SA celebrates National Water Week 2020
South Africa marked the World Water Day with week-long activities, from 16-22 March, aiming to focus public attention on the imperative to save the limited freshwater resources.
According to the United Nations (UN), “World Water Day celebrates water and raises awareness of the 2.2 billion people living without access to safe water”. Its principal emphasis is supporting the realisation of the world body’s Sustainable Development Goal 6, which is water and sanitation for all by 2030.
“The idea for this international day goes back to 1992, the year in which the (UN) Conference on Environment and Development in Rio de Janeiro took place,” according to the world body. “That same year, the United Nations General Assembly adopted a resolution by which 22 March of each year was declared World Day for Water, to be observed starting in 1993.”

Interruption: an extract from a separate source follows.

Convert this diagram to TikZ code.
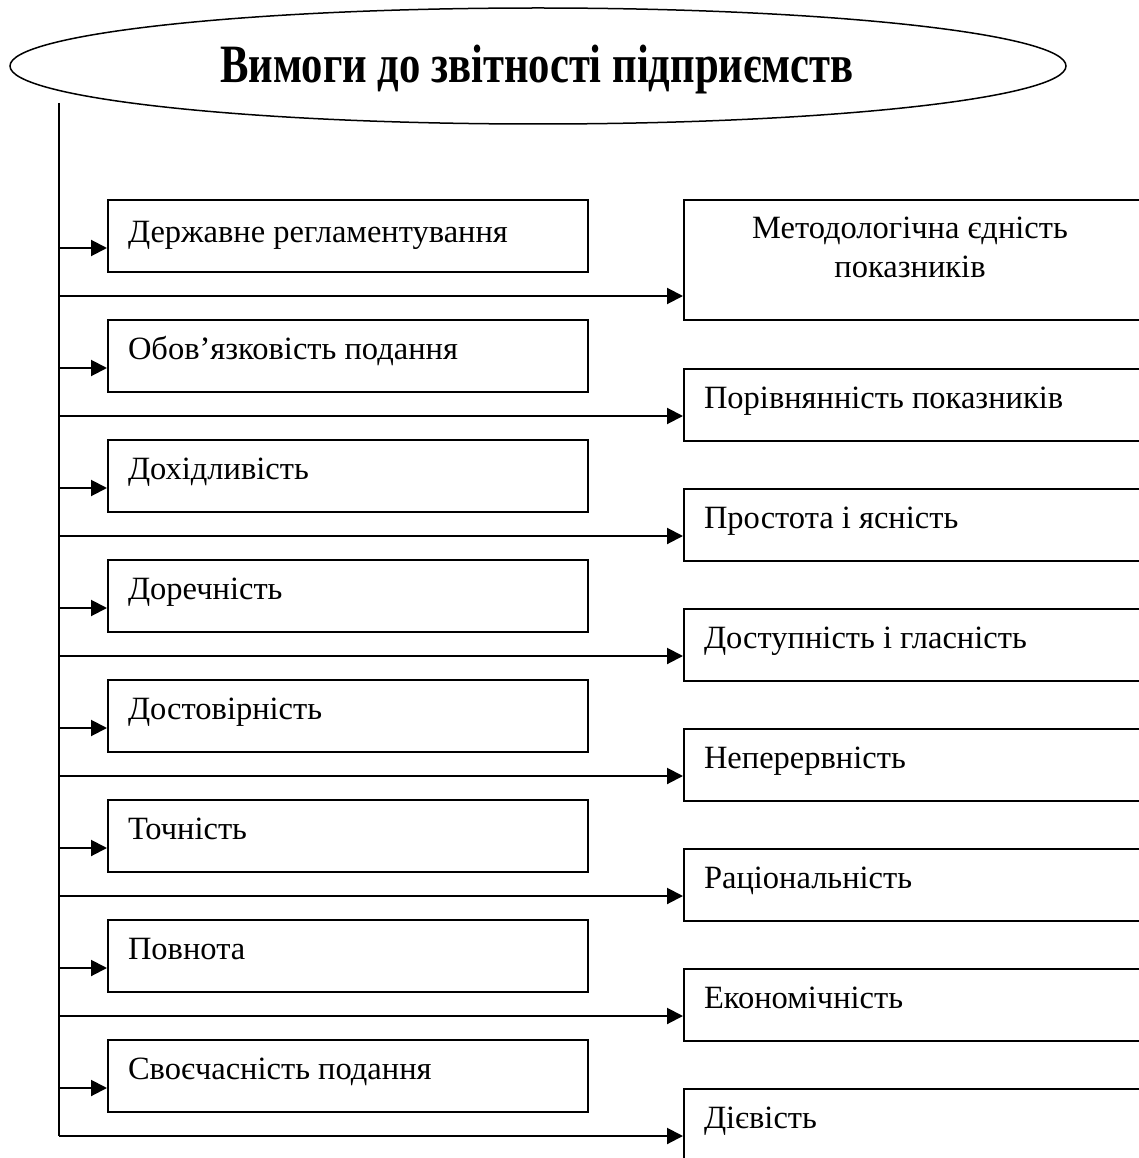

South Africa is a particularly water-stressed country with an annual rainfall of 492ml, which is about half the international average of 985ml. Hence the country leverages the yearly World Water Day to run a protracted awareness programme, the National Water Week.
With the renewed attention on water that comes with the yearly event, The Department of Water and Sanitation has urged South Africans to use the resource sparingly to ensure Water For All.
UN figures paint a grim picture of the global water situation. They indicate, among other things, that ‘’one-in-three people live without safe drinking water (and that) by 2050 up 5.7 billion people could be living in areas where water is scarce for at least one month a year”.
The world body has adopted, Nature and Climate Change, as the theme for this year’s World Water Day given the inexorable connection between water and climate change. “If we limit global warming to 1.5°C above pre-industrial levels, we could cut climate-induced water stress by up to
50%,” the UN stays.
“Climate-resilient water supply and sanitation could save the lives of more than 360,000 infants every year. By adapting to the water effects of climate change, we will protect health and save lives.”
The UN posits that efficient use of water would alleviate change while easing droughts, pollution, floods and scarcity. Further, it would cut greenhouse-gas emissions and its concomitant adverse effects, citing the example of extreme weather accounting for more than 90% of major disasters over the last decade.